Chris Davis is not delusional. The third-year wide receiver knows that time is ticking on his Tennessee Titans career.
To his credit, Davis is doing something about it.
During the team’s May and June organized team activities, Davis has not only caught the eye of media onlookers as much improved, but more importantly, the eyes of the coaching staff he needs to impress in order to hold on to his roster spot.
“That never goes away,” Davis said of his concern to retain a spot on the 53-man roster, “because if you’re not the one or the two, you’re always worried about your roster spot. This is a real big season for me.”
When Justin McCareins and Brandon Jones departed via free agency, Davis didn’t have any time to be optimistic. The team added more than it lost.
It’s no secret that the Titans have made a conscious effort to upgrade their wide receiver corps this off-season, having lured Nate Washington away from the Pittsburgh Steelers and selecting Rutgers’ Kenny Britt with their first-round pick. Sixth-rounder Dominque Edison has turned a few heads as well with his upside.
Slips and slide
Davis was active on game day for most of his rookie season because he was the Titans primary punt returner in 2007. Despite five fumbles as a return man, the Titans had few other options with Adam “Pacman” Jones suspended for the season, and Davis averaged 9.5 yards per return on 31 chances.
He also managed to catch five passes in a backup role while playing in a total of 12 games.
But in 2008, the whispers began as to whether the former fourth-round pick out of Florida State would make the roster or not.
Davis had a decent training camp and preseason — keeping his roster spot. But by midseason he had fallen into the doghouse, apparently in part because of missed assignments.
He collected only a pair of receptions all season and was deactivated for 10 consecutive weeks, which slid him down toward the bottom of the team’s depth chart in the process.
Titans’ offensive coordinator Mike Heimerdinger offered a frank and honest assessment of Davis last year — and also the difference he has seen in him so far this year.
“I think Chris knows what he’s supposed to do now. And I think Chris is working at it,” Heimerdinger said. “I’m not sure Chris worked at it last year. I think he just kind of took it and said, ‘OK, I’m not in the top three.’
“And I don’t think Chris ever worked at it at the beginning. I think he’s working at it better with [Steve] Watterson. I think he’s working at it better out here [on the practice field]. If he makes a mistake, he understands what we’re trying to do.”
The coach said that overall, he thinks Davis is making some plays and doing some good things. But what’s noticeable is the effort, he says.
“But I think he’s working at it now. I really don’t think he worked at it before,” Heimerdinger said.
Up for the challenge
Davis, along with fellow third-year man Paul Williams, will both be on the bubble during this training camp and have the preseason to show what they can do in a make-or-break situation.
Thus far, Davis has responded to the challenge, doing a much better job of running his routes and catching the football. So well, in fact, that last week when Justin Gage was held out with a leg injury during on OTA practice, it was Davis running with the first team alongside Washington, rather than Britt or second-year man Lavelle Hawkins.

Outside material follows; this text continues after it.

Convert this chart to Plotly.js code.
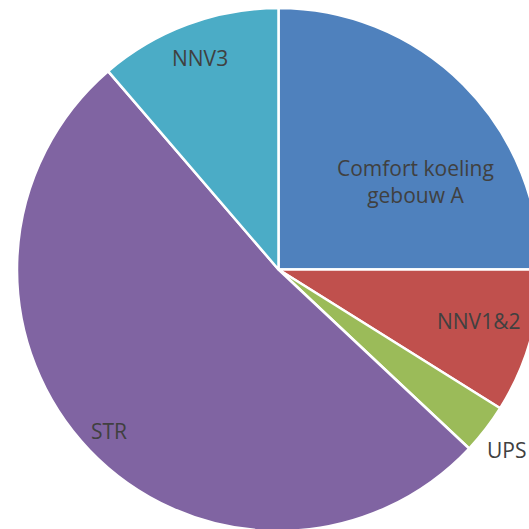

“Chris is doing the things you’d like to see in OTAs. He’s making a play every day,” Heimerdinger said.
So far, Davis has responded to the challenge set for by the Titans in their quest to improve the overall receiving corps, and appears to be doing his best work yet as a pro.
“I never back down from any challenge. It’s a game, but at the same time, I love competition, and this is nothing but competition,” Davis said. “I knew coming in even before the draft that I was going to have to step it up and really show these coaches that I can play, if you want to get in the game. [Some are] OK with just being on the team, but you want to contribute and do your part.”
Of course, OTA work is markedly different from training camp and preseason games. Last year during OTAs, Biren Ealy and Mike Williams appeared to be on their way to success, but by the time the season began, neither was on the Titans’ 53-man roster.
“There’s always a difference when we put the pads on and they know they can get hit and know they can get jammed, and we’ll just carry it over. Right now, he’s just done tremendously better than he did last year in OTAs,” Heimerdinger said.
For Davis, he says his confidence is increasing with each play he makes and with the improvement he has shown.
“All I can do is do my job in my route running and if he throws me the ball, go up and catch it,” Davis said, almost making it sound so simple.
“It builds it up all day. After every day, if you make a great play or run a great route, it just builds your confidence,” he said. “It’s really a mind thing.”
Still, the 5-10, 181-pounder can’t build all of strength with his head. He credits his off-season workouts and staying in shape as well.
“A lot of that has something to do with it,” he said, before adding “…And it’s just confidence.”
It’s a confidence that has even caught the attention of head coach Jeff Fisher.
“He knows every position. He knows the concepts. He's working hard ...and [he’s] had a good off-season,” Fisher said.